Written instruction
Report the count of lines below that include "this", without any other text.

Record set

++++++++

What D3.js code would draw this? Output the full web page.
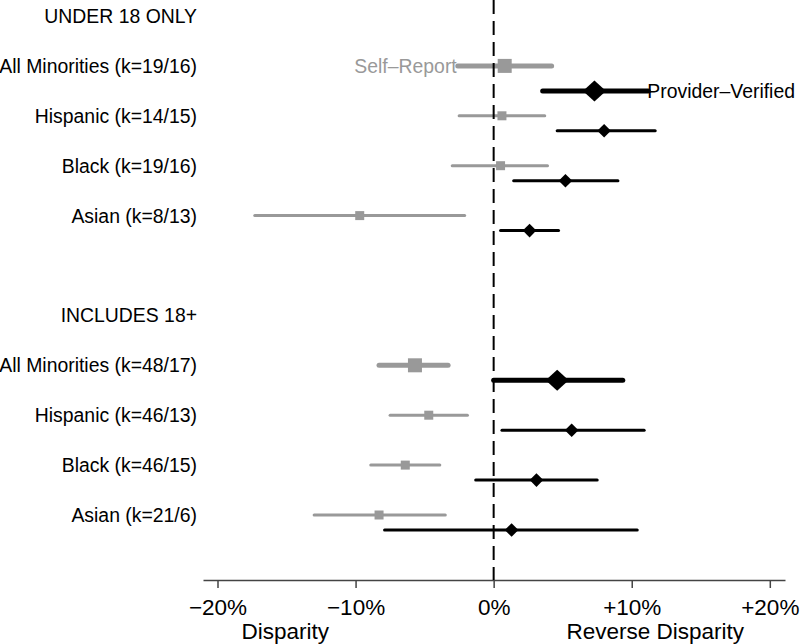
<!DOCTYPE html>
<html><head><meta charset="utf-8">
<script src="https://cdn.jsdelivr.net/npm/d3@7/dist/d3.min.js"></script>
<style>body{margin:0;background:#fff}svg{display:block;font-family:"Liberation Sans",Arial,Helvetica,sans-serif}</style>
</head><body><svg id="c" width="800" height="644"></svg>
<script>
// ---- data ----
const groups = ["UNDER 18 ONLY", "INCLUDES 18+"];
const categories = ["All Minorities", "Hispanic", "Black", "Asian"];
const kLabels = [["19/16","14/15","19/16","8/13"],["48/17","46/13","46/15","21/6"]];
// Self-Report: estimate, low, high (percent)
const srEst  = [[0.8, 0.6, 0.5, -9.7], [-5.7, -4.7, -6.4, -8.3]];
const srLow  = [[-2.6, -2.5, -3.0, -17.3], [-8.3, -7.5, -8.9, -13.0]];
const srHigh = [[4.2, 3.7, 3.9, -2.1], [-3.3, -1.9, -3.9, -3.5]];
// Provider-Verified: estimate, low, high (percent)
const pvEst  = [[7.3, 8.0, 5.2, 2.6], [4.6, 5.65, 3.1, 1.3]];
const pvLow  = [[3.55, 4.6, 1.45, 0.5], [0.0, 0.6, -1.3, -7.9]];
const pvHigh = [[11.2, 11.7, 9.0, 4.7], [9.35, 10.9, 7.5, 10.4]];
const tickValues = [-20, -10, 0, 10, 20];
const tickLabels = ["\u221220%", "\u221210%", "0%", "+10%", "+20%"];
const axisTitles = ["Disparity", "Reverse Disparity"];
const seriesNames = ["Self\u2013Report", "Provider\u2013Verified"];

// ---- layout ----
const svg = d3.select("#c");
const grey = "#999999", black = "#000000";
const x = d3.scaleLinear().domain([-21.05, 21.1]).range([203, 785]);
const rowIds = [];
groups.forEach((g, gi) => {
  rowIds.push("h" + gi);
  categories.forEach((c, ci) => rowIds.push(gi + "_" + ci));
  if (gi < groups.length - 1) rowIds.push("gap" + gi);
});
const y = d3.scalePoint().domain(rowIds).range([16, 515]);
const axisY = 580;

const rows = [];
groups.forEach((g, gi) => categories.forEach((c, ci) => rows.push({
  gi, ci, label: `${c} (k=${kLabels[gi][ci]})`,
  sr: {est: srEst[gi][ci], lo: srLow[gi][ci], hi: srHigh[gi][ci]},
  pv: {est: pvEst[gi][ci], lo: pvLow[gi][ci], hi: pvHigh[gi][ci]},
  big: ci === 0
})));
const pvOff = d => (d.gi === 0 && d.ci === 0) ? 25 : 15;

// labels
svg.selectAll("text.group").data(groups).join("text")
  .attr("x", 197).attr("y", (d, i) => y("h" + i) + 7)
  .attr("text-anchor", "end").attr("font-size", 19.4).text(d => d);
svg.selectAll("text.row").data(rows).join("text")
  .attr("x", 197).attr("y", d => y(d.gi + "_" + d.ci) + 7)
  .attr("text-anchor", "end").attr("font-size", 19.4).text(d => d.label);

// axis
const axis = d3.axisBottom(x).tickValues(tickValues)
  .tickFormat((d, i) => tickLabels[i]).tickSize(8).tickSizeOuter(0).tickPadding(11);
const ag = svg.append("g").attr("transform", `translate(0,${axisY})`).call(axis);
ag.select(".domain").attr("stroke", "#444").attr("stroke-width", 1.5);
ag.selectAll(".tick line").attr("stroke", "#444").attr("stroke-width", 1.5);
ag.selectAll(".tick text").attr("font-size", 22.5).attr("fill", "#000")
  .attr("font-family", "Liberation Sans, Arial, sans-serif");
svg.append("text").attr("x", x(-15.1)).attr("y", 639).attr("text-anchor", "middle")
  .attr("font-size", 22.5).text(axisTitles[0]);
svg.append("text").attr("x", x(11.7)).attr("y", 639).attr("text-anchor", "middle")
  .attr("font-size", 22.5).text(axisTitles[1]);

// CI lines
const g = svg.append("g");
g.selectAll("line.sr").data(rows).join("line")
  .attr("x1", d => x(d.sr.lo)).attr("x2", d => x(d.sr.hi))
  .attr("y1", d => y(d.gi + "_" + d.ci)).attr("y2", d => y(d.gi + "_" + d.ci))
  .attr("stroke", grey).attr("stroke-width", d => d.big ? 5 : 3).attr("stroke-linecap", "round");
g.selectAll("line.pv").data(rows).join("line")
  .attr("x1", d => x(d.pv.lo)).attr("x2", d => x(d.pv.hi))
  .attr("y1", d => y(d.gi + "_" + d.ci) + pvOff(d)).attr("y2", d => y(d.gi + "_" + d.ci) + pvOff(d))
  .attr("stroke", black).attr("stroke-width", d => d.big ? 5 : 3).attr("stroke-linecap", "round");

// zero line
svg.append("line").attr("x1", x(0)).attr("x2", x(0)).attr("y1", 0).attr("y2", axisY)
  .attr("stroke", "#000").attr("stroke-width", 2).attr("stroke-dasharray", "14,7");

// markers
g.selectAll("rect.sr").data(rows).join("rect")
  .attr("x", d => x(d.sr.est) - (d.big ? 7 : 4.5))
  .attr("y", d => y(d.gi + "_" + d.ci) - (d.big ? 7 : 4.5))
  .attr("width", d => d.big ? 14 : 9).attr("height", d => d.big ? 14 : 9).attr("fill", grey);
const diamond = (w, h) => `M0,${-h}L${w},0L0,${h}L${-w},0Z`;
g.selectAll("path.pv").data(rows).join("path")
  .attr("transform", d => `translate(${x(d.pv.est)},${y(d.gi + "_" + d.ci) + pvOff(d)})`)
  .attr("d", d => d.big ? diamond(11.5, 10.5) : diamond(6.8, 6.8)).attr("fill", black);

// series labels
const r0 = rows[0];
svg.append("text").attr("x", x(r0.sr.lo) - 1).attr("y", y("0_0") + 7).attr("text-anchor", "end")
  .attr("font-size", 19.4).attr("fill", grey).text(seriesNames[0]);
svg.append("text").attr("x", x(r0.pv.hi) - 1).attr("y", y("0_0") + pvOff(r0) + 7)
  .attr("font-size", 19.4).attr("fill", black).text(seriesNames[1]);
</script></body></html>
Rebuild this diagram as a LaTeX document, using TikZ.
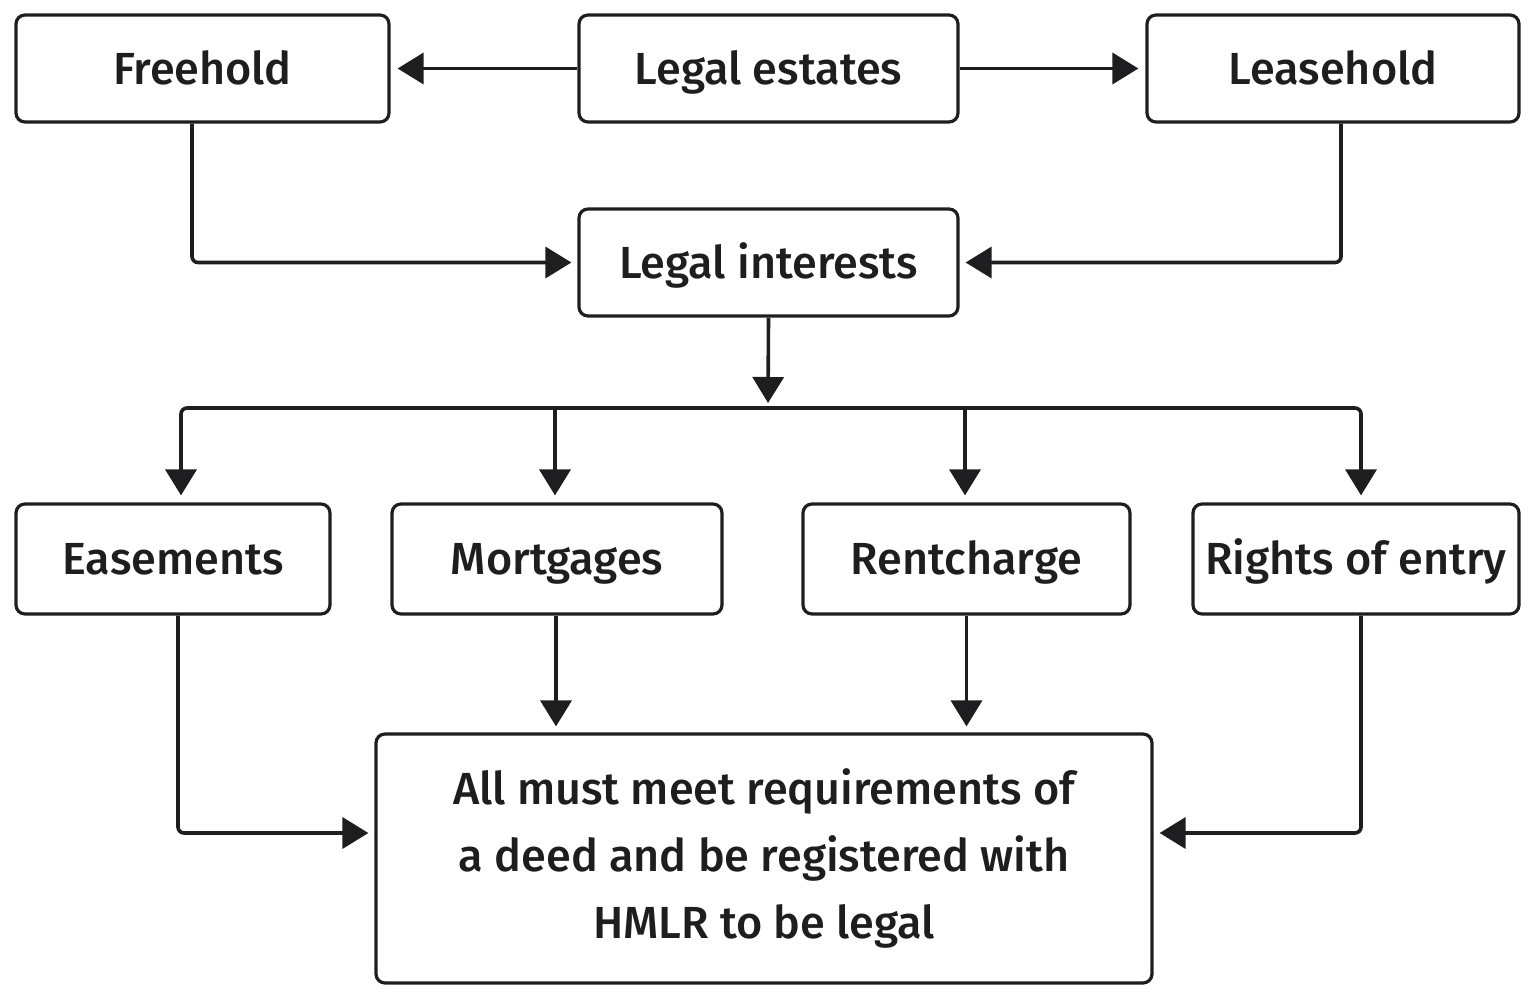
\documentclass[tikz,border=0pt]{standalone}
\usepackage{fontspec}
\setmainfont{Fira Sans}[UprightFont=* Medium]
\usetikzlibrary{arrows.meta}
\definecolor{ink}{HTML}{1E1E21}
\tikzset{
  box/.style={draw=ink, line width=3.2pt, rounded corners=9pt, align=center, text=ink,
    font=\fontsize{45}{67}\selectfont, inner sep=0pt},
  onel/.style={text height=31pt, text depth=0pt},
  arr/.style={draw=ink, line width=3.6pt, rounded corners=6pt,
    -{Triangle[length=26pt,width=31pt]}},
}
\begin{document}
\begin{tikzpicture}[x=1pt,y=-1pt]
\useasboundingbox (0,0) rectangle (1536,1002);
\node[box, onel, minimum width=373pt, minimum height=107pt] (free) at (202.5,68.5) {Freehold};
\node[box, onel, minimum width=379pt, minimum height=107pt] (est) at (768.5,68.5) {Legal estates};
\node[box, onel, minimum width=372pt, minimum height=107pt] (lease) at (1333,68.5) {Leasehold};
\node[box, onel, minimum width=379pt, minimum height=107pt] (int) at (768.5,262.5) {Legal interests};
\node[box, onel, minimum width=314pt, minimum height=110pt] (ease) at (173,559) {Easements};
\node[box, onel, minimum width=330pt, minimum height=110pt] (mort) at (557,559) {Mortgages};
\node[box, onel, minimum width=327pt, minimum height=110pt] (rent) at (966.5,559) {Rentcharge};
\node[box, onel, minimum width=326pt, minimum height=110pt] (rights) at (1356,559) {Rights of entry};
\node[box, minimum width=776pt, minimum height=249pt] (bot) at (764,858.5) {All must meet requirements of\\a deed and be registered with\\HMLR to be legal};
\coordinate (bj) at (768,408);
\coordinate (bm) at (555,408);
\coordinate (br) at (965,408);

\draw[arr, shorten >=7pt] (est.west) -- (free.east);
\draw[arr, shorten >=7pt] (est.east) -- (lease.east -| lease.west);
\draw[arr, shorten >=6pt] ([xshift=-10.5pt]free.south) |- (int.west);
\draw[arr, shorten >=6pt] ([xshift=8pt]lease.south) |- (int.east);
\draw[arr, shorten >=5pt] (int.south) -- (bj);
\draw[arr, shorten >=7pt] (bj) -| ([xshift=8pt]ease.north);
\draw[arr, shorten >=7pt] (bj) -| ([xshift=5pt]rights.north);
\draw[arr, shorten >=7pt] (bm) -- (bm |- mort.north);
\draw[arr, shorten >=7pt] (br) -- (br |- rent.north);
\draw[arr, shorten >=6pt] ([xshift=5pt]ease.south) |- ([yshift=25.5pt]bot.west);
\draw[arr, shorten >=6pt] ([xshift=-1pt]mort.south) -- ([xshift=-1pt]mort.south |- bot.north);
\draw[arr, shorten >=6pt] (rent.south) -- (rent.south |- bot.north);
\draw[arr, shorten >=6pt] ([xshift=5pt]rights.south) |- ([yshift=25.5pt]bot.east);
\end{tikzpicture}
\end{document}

++++++++

Response
2